• **Objective**
Omit all pictures. Copy the rest of the material exactly.
+===+
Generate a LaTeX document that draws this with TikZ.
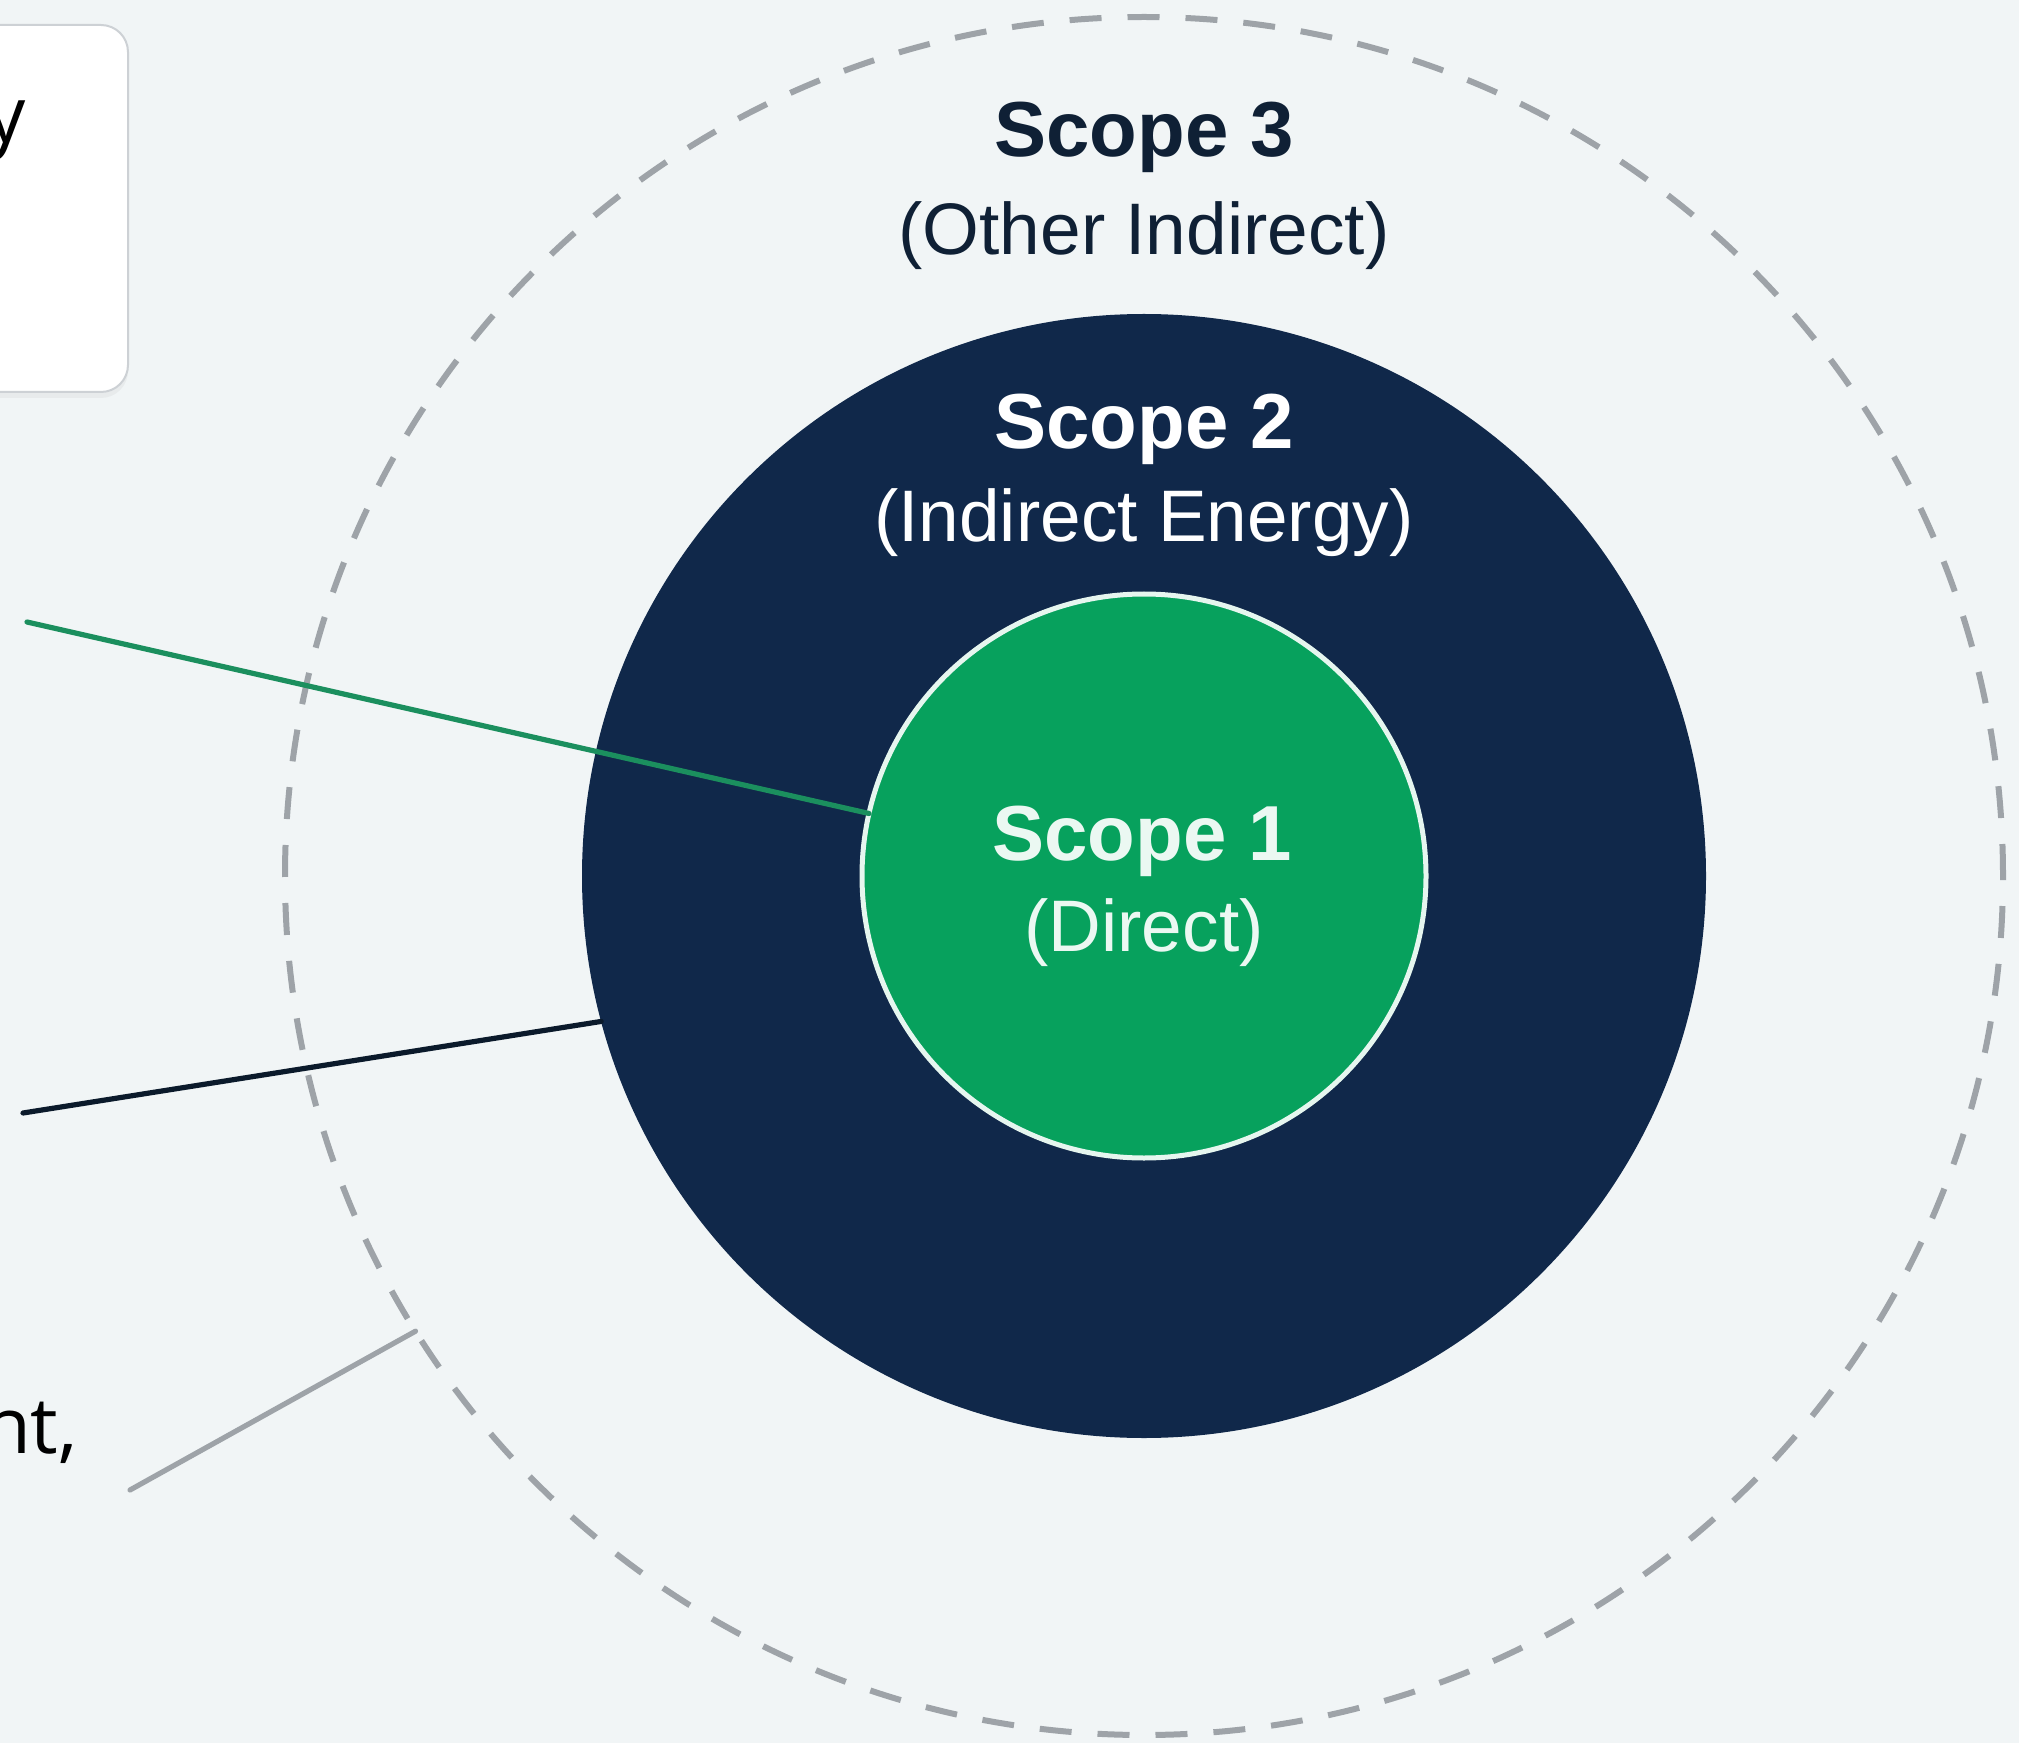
\documentclass[tikz,border=0pt]{standalone}
\usepackage{fontspec}
\setmainfont{Liberation Sans}
\newfontfamily\leftfont{Open Sans}
\usetikzlibrary{shadows}
\definecolor{bgc}{HTML}{F1F5F6}
\definecolor{navy}{HTML}{10284A}
\definecolor{greenc}{HTML}{07A15D}
\definecolor{greenline}{HTML}{1B8F5E}
\definecolor{darkline}{HTML}{0B1A2B}
\definecolor{grayc}{HTML}{9EA3A8}
\definecolor{titlec}{HTML}{0F2035}
\definecolor{boxborder}{HTML}{CDD1D5}
\tikzset{
  ring/.style={circle, inner sep=0pt, outer sep=0pt},
  titlefont/.style={font=\fontsize{39}{47}\selectfont\bfseries},
  subfont/.style={font=\fontsize{36.5}{44}\selectfont},
  leftfontstyle/.style={font=\leftfont\fontsize{39}{47}\selectfont, text=black, inner sep=0pt},
  connector/.style={line width=2.6pt, line cap=round}
}
\begin{document}
\begin{tikzpicture}[x=0.5pt, y=-0.5pt]
\fill[bgc] (0,0) rectangle (2019,1743);
\useasboundingbox (0,0) rectangle (2019,1743);
% top-left box
\node[draw=boxborder, line width=1pt, fill=white, rounded corners=13.5pt, minimum width=158*0.5pt, minimum height=367*0.5pt, inner sep=0pt, drop shadow={opacity=0.08, shadow xshift=0pt, shadow yshift=-3pt}] (box) at (49,208.5) {};
\node[leftfontstyle, anchor=base east] (ytext) at (26,143) {y};
\node[leftfontstyle, anchor=base east] (nttext) at (78,1453) {nt,};
% circles
\node[ring, draw=grayc, line width=3pt, dash pattern=on 16pt off 13pt, minimum size=859pt] (s3) at (1144,876) {};
\node[ring, fill=navy, minimum size=562pt] (s2) at (1144,876) {};
\node[ring, fill=greenc, draw=white!90!greenc, line width=2.5pt, minimum size=282pt] (s1) at (1144,876) {};
% connectors
\coordinate (ga) at (27,622);
\coordinate (da) at (23,1113);
\coordinate (gra) at (130,1490);
\draw[connector, greenline] (ga) -- (s1);
\draw[connector, darkline] (da) -- (s2.195);
\draw[connector, grayc] (gra) -- (s3.212.5);
% labels
\node[titlefont, text=titlec, anchor=base] (t3) at (1144,157) {Scope 3};
\node[subfont, text=titlec, anchor=base] (u3) at (1144,255) {(Other Indirect)};
\node[titlefont, text=white, anchor=base] (t2) at (1144,449) {Scope 2};
\node[subfont, text=white, anchor=base] (u2) at (1144,542) {(Indirect Energy)};
\node[titlefont, text=white!92!greenc, anchor=base] (t1) at (1142,860) {Scope 1};
\node[subfont, text=white!92!greenc, anchor=base] (u1) at (1144,951) {(Direct)};
\end{tikzpicture}
\end{document}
+===+
• **Output for this task**
Generate a LaTeX document that draws this with TikZ.
\documentclass[tikz,border=0pt]{standalone}
\usepackage{fontspec}
\setmainfont{Liberation Sans}
\newfontfamily\leftfont{Open Sans}
\usetikzlibrary{shadows}
\definecolor{bgc}{HTML}{F1F5F6}
\definecolor{navy}{HTML}{10284A}
\definecolor{greenc}{HTML}{07A15D}
\definecolor{greenline}{HTML}{1B8F5E}
\definecolor{darkline}{HTML}{0B1A2B}
\definecolor{grayc}{HTML}{9EA3A8}
\definecolor{titlec}{HTML}{0F2035}
\definecolor{boxborder}{HTML}{CDD1D5}
\tikzset{
  ring/.style={circle, inner sep=0pt, outer sep=0pt},
  titlefont/.style={font=\fontsize{39}{47}\selectfont\bfseries},
  subfont/.style={font=\fontsize{36.5}{44}\selectfont},
  leftfontstyle/.style={font=\leftfont\fontsize{39}{47}\selectfont, text=black, inner sep=0pt},
  connector/.style={line width=2.6pt, line cap=round}
}
\begin{document}
\begin{tikzpicture}[x=0.5pt, y=-0.5pt]
\fill[bgc] (0,0) rectangle (2019,1743);
\useasboundingbox (0,0) rectangle (2019,1743);
% top-left box
\node[draw=boxborder, line width=1pt, fill=white, rounded corners=13.5pt, minimum width=158*0.5pt, minimum height=367*0.5pt, inner sep=0pt, drop shadow={opacity=0.08, shadow xshift=0pt, shadow yshift=-3pt}] (box) at (49,208.5) {};
\node[leftfontstyle, anchor=base east] (ytext) at (26,143) {y};
\node[leftfontstyle, anchor=base east] (nttext) at (78,1453) {nt,};
% circles
\node[ring, draw=grayc, line width=3pt, dash pattern=on 16pt off 13pt, minimum size=859pt] (s3) at (1144,876) {};
\node[ring, fill=navy, minimum size=562pt] (s2) at (1144,876) {};
\node[ring, fill=greenc, draw=white!90!greenc, line width=2.5pt, minimum size=282pt] (s1) at (1144,876) {};
% connectors
\coordinate (ga) at (27,622);
\coordinate (da) at (23,1113);
\coordinate (gra) at (130,1490);
\draw[connector, greenline] (ga) -- (s1);
\draw[connector, darkline] (da) -- (s2.195);
\draw[connector, grayc] (gra) -- (s3.212.5);
% labels
\node[titlefont, text=titlec, anchor=base] (t3) at (1144,157) {Scope 3};
\node[subfont, text=titlec, anchor=base] (u3) at (1144,255) {(Other Indirect)};
\node[titlefont, text=white, anchor=base] (t2) at (1144,449) {Scope 2};
\node[subfont, text=white, anchor=base] (u2) at (1144,542) {(Indirect Energy)};
\node[titlefont, text=white!92!greenc, anchor=base] (t1) at (1142,860) {Scope 1};
\node[subfont, text=white!92!greenc, anchor=base] (u1) at (1144,951) {(Direct)};
\end{tikzpicture}
\end{document}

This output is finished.